1 team, 2 tracks — starting together, finishing together

This is where Dual Track Agile comes in. In a nutshell, this means developers being involved from ideation onwards. It also means designers need to be involved in delivery. And they’re on the same cross-functional product team, doing both discovery and delivery in parallel, in the same sprints or flow.

The Dual Track approach — Jeff Patton

I first learned about Dual Track development many years ago from Jeff Patton, author of User Story Mapping. Jeff talked about the importance of how you think of the value developers bring:

You shouldn’t think of it as two processes — just two parts of one process. And, I think you’re doing developers and others on the team a disservice not to involve them in discovery work. — Jeff Patton

Another crucial thing to understand is what success looks like. By moving to an outcome focus, we’re shifting away from thinking of on-time scope delivery as success:

The whole team is responsible for product outcomes, not just on-time delivery — Jeff Patton

Maximising the value of your developers

It turns out developers are awesome problem solvers. Having them “shifting left” and being involved in the upstream discovery work, is not only great for ideation, but when it comes to delivery, it means they have the full context of the problem and solution, and can also make better technology choices.

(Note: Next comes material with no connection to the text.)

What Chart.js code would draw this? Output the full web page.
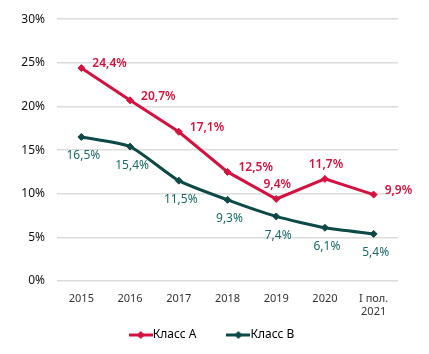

Great, but how does it play out in real life?

Lead with the why, not the way. — John Cutler

Now that we’ve explored the why, here are some ways. However, please don’t fall in love with these. They are some patterns from some people way smarter than I (with my own take on them), which you may find effective in your context to try out a Dual Track Agile approach.

So, here are 3 actionable things you can try to get started:

Tip 1: Try Design Sprints - with your whole team

The Design Sprint, popularised by Jake Knapp when he worked in Google, is a great way to take a whole team approach to discovering a big user problem to solve, to empathise together, to ideate together, to prototype together and to hear from real users together. All in 5 days or less.

The Design Sprint process, popularised by Jake Knapp — https://jakeknapp.com/

Tip 2: Get rid of your “Done” column

This sounds like sacrilege, but getting rid of your “Done” column on your program level Kanban board (that’s a post for another day) is one way to get the whole team thinking more in terms of outcomes rather than outputs. You see, we are only done once outcomes are met. How about calling it “Delivered” — and having an “Outcomes Validation” column afterwards? This means Delivery is not just for developers, its also for designers, and the Definition of Done extends to validated outcome.

John Cutler has blogged about visualisation patterns to nudge a system in this direction — I’d really recommend checking out his blogs.

Awesome visualisation idea from John Cutler: https://medium.com/@johnpcutler/kanban-boards-are-a-design-challenge-ef8716f47160

Tip 3: Visualise UX activities in the whole flow on team level Kanban boards

This pattern also comes from John Cutler’s blog post — Where do we put the UX tasks? Design discovery and delivery work needs to be a first class citizen at the Cross-Functional Product Team level (note, I did not say Delivery Team).

UX embedded in the development flow. Credit: John Cutler — https://medium.com/@johnpcutler/where-do-we-put-the-ux-tasks-2581eb04a04b

Research work could be visualised upstream before your Ready or Up Next queue, with designers as your 4th Amigo in your backlog refinement. And then during In Progress, Design is also involved as a task in delivery and working closely with engineers sitting together whilst its being developed and tested. This approach also means that at your Daily Standups you’re discussing delivery, not just development.

This pivot needs deliberate practice

I have the fortune of being involved in the awesome Agile-Lean Ireland community to learn about some of these patterns and have experimented with many of the above ideas and failed at others. The truth is, cross-functional product development is a beautiful mess. It can feel counter-intuitive. A Dual Track Agile approach takes time and lots of practice to be effective.

However, with deliberate practice, the odds of achieving the desired outcomes that stemmed from your Product Roadmap significantly increase.

How does Product Discovery and Delivery work for you? Does it happen far upstream for development, or does it feel more integrated? I’d love to hear your approaches and any feedback on this post.